§ **What this task involves**
Set down every entry word for word. Omit the pictures.
==============================
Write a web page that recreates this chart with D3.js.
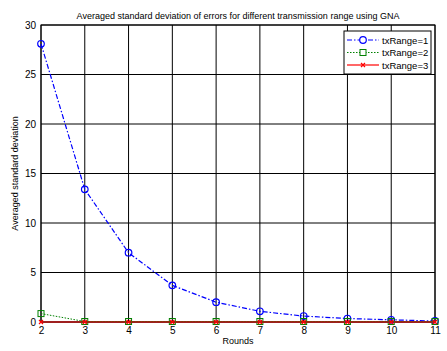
<!DOCTYPE html>
<html>
<head>
<meta charset="utf-8">
<script src="https://cdn.jsdelivr.net/npm/d3@7"></script>
<style>
body { margin: 0; background: #fff; }
text { font-family: "Liberation Sans", Arial, sans-serif; }
</style>
</head>
<body>
<div class="chart"></div>
<script>
const rounds = [2, 3, 4, 5, 6, 7, 8, 9, 10, 11];
const tx1 = [28.1, 13.4, 7.0, 3.7, 2.0, 1.08, 0.6, 0.35, 0.22, 0.1];
const tx2 = [0.85, 0.05, 0.05, 0.05, 0.05, 0.05, 0.05, 0.05, 0.05, 0.05];
const tx3 = [0, 0, 0, 0, 0, 0, 0, 0, 0, 0];
const seriesNames = ["txRange=1", "txRange=2", "txRange=3"];
const yTicks = [0, 5, 10, 15, 20, 25, 30];

function renderChart() {
    const margin = ({top: 25, right: 12, bottom: 29, left: 41});
    const W = 447, H = 351;
    const width = W - margin.left - margin.right;
    const height = H - margin.top - margin.bottom;

    const xScale = d3.scaleLinear().domain([2, 11]).range([0, width]);
    const yScale = d3.scaleLinear().domain([0, 30]).range([height, 0]);

    const root = d3.select(".chart").append("svg")
        .attr("width", W)
        .attr("height", H);

    const svg = root.append("g")
        .attr("transform", "translate(" + margin.left + "," + margin.top + ")");

    // grid
    svg.append("g").selectAll("line")
        .data(rounds)
        .enter().append("line")
        .attr("x1", d => xScale(d)).attr("x2", d => xScale(d))
        .attr("y1", 0).attr("y2", height)
        .attr("stroke", "#000").attr("stroke-width", 1);
    svg.append("g").selectAll("line")
        .data(yTicks)
        .enter().append("line")
        .attr("x1", 0).attr("x2", width)
        .attr("y1", d => yScale(d)).attr("y2", d => yScale(d))
        .attr("stroke", "#000").attr("stroke-width", 1);

    svg.append("rect")
        .attr("width", width).attr("height", height)
        .attr("fill", "none").attr("stroke", "#000");

    const xAxis = d3.axisBottom(xScale).tickValues(rounds).tickSize(0).tickPadding(5).tickFormat(d3.format("d"));
    const yAxis = d3.axisLeft(yScale).tickValues(yTicks).tickSize(0).tickPadding(5);

    svg.append("g")
        .attr("transform", `translate(0, ${height})`)
        .call(xAxis)
        .call(g => g.select(".domain").remove())
        .selectAll("text").attr("font-size", 10).attr("fill", "#000")
        .attr("font-family", "Liberation Sans, Arial, sans-serif");

    svg.append("g")
        .call(yAxis)
        .call(g => g.select(".domain").remove())
        .selectAll("text").attr("font-size", 10).attr("fill", "#000")
        .attr("font-family", "Liberation Sans, Arial, sans-serif");

    const line = d3.line()
        .x((d, i) => xScale(rounds[i]))
        .y(d => yScale(d));

    // txRange=1
    svg.append("path")
        .datum(tx1)
        .attr("d", line)
        .attr("fill", "none")
        .attr("stroke", "#0000ff")
        .attr("stroke-width", 1.2)
        .attr("stroke-dasharray", "5,2,1.5,2");
    svg.append("g").selectAll("circle")
        .data(tx1).enter().append("circle")
        .attr("cx", (d, i) => xScale(rounds[i]))
        .attr("cy", d => yScale(d))
        .attr("r", 3.3)
        .attr("fill", "none")
        .attr("stroke", "#0000ff")
        .attr("stroke-width", 1.2);

    // txRange=2
    svg.append("path")
        .datum(tx2)
        .attr("d", line)
        .attr("fill", "none")
        .attr("stroke", "#008000")
        .attr("stroke-width", 1)
        .attr("stroke-dasharray", "1.5,1.5");
    svg.append("g").selectAll("rect")
        .data(tx2).enter().append("rect")
        .attr("x", (d, i) => xScale(rounds[i]) - 3)
        .attr("y", d => yScale(d) - 3)
        .attr("width", 6).attr("height", 6)
        .attr("fill", "none")
        .attr("stroke", "#008000")
        .attr("stroke-width", 1);

    // txRange=3
    svg.append("path")
        .datum(tx3)
        .attr("d", line)
        .attr("fill", "none")
        .attr("stroke", "#ff0000")
        .attr("stroke-width", 1);
    svg.append("g").selectAll("path")
        .data(tx3).enter().append("path")
        .attr("d", (d, i) => {
            const x = xScale(rounds[i]), y = yScale(d);
            return `M${x-2},${y-2}L${x+2},${y+2}M${x-2},${y+2}L${x+2},${y-2}`;
        })
        .attr("stroke", "#ff0000")
        .attr("stroke-width", 1.2);

    // title and labels
    root.append("text")
        .attr("x", margin.left + width / 2)
        .attr("y", 19)
        .attr("text-anchor", "middle")
        .attr("font-size", 9)
        .text("Averaged standard deviation of errors for different transmission range using GNA");

    root.append("text")
        .attr("x", margin.left + width / 2)
        .attr("y", 344)
        .attr("text-anchor", "middle")
        .attr("font-size", 9)
        .text("Rounds");

    root.append("text")
        .attr("transform", `translate(18, ${margin.top + height / 2}) rotate(-90)`)
        .attr("text-anchor", "middle")
        .attr("font-size", 9)
        .text("Averaged standard deviation");

    // legend
    const lg = root.append("g").attr("transform", "translate(344, 31)");
    lg.append("rect")
        .attr("width", 87).attr("height", 43)
        .attr("fill", "#fff").attr("stroke", "#000");
    const colors = ["#0000ff", "#008000", "#ff0000"];
    const dashes = ["5,2,1.5,2", "1.5,1.5", null];
    seriesNames.forEach((name, i) => {
        const y = 9 + i * 12.5;
        lg.append("line")
            .attr("x1", 3).attr("x2", 35).attr("y1", y).attr("y2", y)
            .attr("stroke", colors[i]).attr("stroke-width", 1.2)
            .attr("stroke-dasharray", dashes[i]);
        if (i === 0) {
            lg.append("circle").attr("cx", 19).attr("cy", y).attr("r", 3.3)
                .attr("fill", "#fff").attr("stroke", colors[i]).attr("stroke-width", 1.2);
        } else if (i === 1) {
            lg.append("rect").attr("x", 16).attr("y", y - 3).attr("width", 6).attr("height", 6)
                .attr("fill", "#fff").attr("stroke", colors[i]);
        } else {
            lg.append("path").attr("d", `M17,${y-2}L21,${y+2}M17,${y+2}L21,${y-2}`)
                .attr("stroke", colors[i]).attr("stroke-width", 1.2);
        }
        lg.append("text")
            .attr("x", 38).attr("y", y + 3.5)
            .attr("font-size", 9.5)
            .text(name);
    });
}

renderChart();
</script>
</body>
</html>
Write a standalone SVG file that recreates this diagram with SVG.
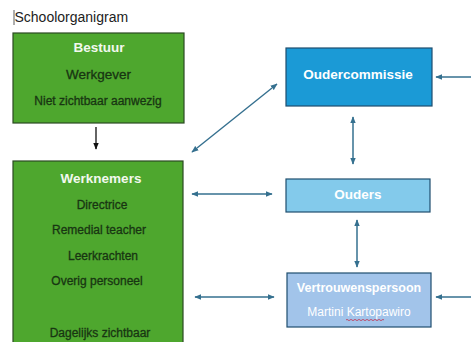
==============================
§ **Task response**
Write a web page that recreates this chart with D3.js.
<!DOCTYPE html>
<html>
<head>
<meta charset="utf-8">
<script src="https://cdn.jsdelivr.net/npm/d3@7"></script>
<style>
body { margin: 0; background: #fff; }
text { font-family: "Liberation Sans", Arial, sans-serif; }
</style>
</head>
<body>
<div class="chart"></div>
<script>
const rounds = [2, 3, 4, 5, 6, 7, 8, 9, 10, 11];
const tx1 = [28.1, 13.4, 7.0, 3.7, 2.0, 1.08, 0.6, 0.35, 0.22, 0.1];
const tx2 = [0.85, 0.05, 0.05, 0.05, 0.05, 0.05, 0.05, 0.05, 0.05, 0.05];
const tx3 = [0, 0, 0, 0, 0, 0, 0, 0, 0, 0];
const seriesNames = ["txRange=1", "txRange=2", "txRange=3"];
const yTicks = [0, 5, 10, 15, 20, 25, 30];

function renderChart() {
    const margin = ({top: 25, right: 12, bottom: 29, left: 41});
    const W = 447, H = 351;
    const width = W - margin.left - margin.right;
    const height = H - margin.top - margin.bottom;

    const xScale = d3.scaleLinear().domain([2, 11]).range([0, width]);
    const yScale = d3.scaleLinear().domain([0, 30]).range([height, 0]);

    const root = d3.select(".chart").append("svg")
        .attr("width", W)
        .attr("height", H);

    const svg = root.append("g")
        .attr("transform", "translate(" + margin.left + "," + margin.top + ")");

    // grid
    svg.append("g").selectAll("line")
        .data(rounds)
        .enter().append("line")
        .attr("x1", d => xScale(d)).attr("x2", d => xScale(d))
        .attr("y1", 0).attr("y2", height)
        .attr("stroke", "#000").attr("stroke-width", 1);
    svg.append("g").selectAll("line")
        .data(yTicks)
        .enter().append("line")
        .attr("x1", 0).attr("x2", width)
        .attr("y1", d => yScale(d)).attr("y2", d => yScale(d))
        .attr("stroke", "#000").attr("stroke-width", 1);

    svg.append("rect")
        .attr("width", width).attr("height", height)
        .attr("fill", "none").attr("stroke", "#000");

    const xAxis = d3.axisBottom(xScale).tickValues(rounds).tickSize(0).tickPadding(5).tickFormat(d3.format("d"));
    const yAxis = d3.axisLeft(yScale).tickValues(yTicks).tickSize(0).tickPadding(5);

    svg.append("g")
        .attr("transform", `translate(0, ${height})`)
        .call(xAxis)
        .call(g => g.select(".domain").remove())
        .selectAll("text").attr("font-size", 10).attr("fill", "#000")
        .attr("font-family", "Liberation Sans, Arial, sans-serif");

    svg.append("g")
        .call(yAxis)
        .call(g => g.select(".domain").remove())
        .selectAll("text").attr("font-size", 10).attr("fill", "#000")
        .attr("font-family", "Liberation Sans, Arial, sans-serif");

    const line = d3.line()
        .x((d, i) => xScale(rounds[i]))
        .y(d => yScale(d));

    // txRange=1
    svg.append("path")
        .datum(tx1)
        .attr("d", line)
        .attr("fill", "none")
        .attr("stroke", "#0000ff")
        .attr("stroke-width", 1.2)
        .attr("stroke-dasharray", "5,2,1.5,2");
    svg.append("g").selectAll("circle")
        .data(tx1).enter().append("circle")
        .attr("cx", (d, i) => xScale(rounds[i]))
        .attr("cy", d => yScale(d))
        .attr("r", 3.3)
        .attr("fill", "none")
        .attr("stroke", "#0000ff")
        .attr("stroke-width", 1.2);

    // txRange=2
    svg.append("path")
        .datum(tx2)
        .attr("d", line)
        .attr("fill", "none")
        .attr("stroke", "#008000")
        .attr("stroke-width", 1)
        .attr("stroke-dasharray", "1.5,1.5");
    svg.append("g").selectAll("rect")
        .data(tx2).enter().append("rect")
        .attr("x", (d, i) => xScale(rounds[i]) - 3)
        .attr("y", d => yScale(d) - 3)
        .attr("width", 6).attr("height", 6)
        .attr("fill", "none")
        .attr("stroke", "#008000")
        .attr("stroke-width", 1);

    // txRange=3
    svg.append("path")
        .datum(tx3)
        .attr("d", line)
        .attr("fill", "none")
        .attr("stroke", "#ff0000")
        .attr("stroke-width", 1);
    svg.append("g").selectAll("path")
        .data(tx3).enter().append("path")
        .attr("d", (d, i) => {
            const x = xScale(rounds[i]), y = yScale(d);
            return `M${x-2},${y-2}L${x+2},${y+2}M${x-2},${y+2}L${x+2},${y-2}`;
        })
        .attr("stroke", "#ff0000")
        .attr("stroke-width", 1.2);

    // title and labels
    root.append("text")
        .attr("x", margin.left + width / 2)
        .attr("y", 19)
        .attr("text-anchor", "middle")
        .attr("font-size", 9)
        .text("Averaged standard deviation of errors for different transmission range using GNA");

    root.append("text")
        .attr("x", margin.left + width / 2)
        .attr("y", 344)
        .attr("text-anchor", "middle")
        .attr("font-size", 9)
        .text("Rounds");

    root.append("text")
        .attr("transform", `translate(18, ${margin.top + height / 2}) rotate(-90)`)
        .attr("text-anchor", "middle")
        .attr("font-size", 9)
        .text("Averaged standard deviation");

    // legend
    const lg = root.append("g").attr("transform", "translate(344, 31)");
    lg.append("rect")
        .attr("width", 87).attr("height", 43)
        .attr("fill", "#fff").attr("stroke", "#000");
    const colors = ["#0000ff", "#008000", "#ff0000"];
    const dashes = ["5,2,1.5,2", "1.5,1.5", null];
    seriesNames.forEach((name, i) => {
        const y = 9 + i * 12.5;
        lg.append("line")
            .attr("x1", 3).attr("x2", 35).attr("y1", y).attr("y2", y)
            .attr("stroke", colors[i]).attr("stroke-width", 1.2)
            .attr("stroke-dasharray", dashes[i]);
        if (i === 0) {
            lg.append("circle").attr("cx", 19).attr("cy", y).attr("r", 3.3)
                .attr("fill", "#fff").attr("stroke", colors[i]).attr("stroke-width", 1.2);
        } else if (i === 1) {
            lg.append("rect").attr("x", 16).attr("y", y - 3).attr("width", 6).attr("height", 6)
                .attr("fill", "#fff").attr("stroke", colors[i]);
        } else {
            lg.append("path").attr("d", `M17,${y-2}L21,${y+2}M17,${y+2}L21,${y-2}`)
                .attr("stroke", colors[i]).attr("stroke-width", 1.2);
        }
        lg.append("text")
            .attr("x", 38).attr("y", y + 3.5)
            .attr("font-size", 9.5)
            .text(name);
    });
}

renderChart();
</script>
</body>
</html>
Write a standalone SVG file that recreates this diagram with SVG.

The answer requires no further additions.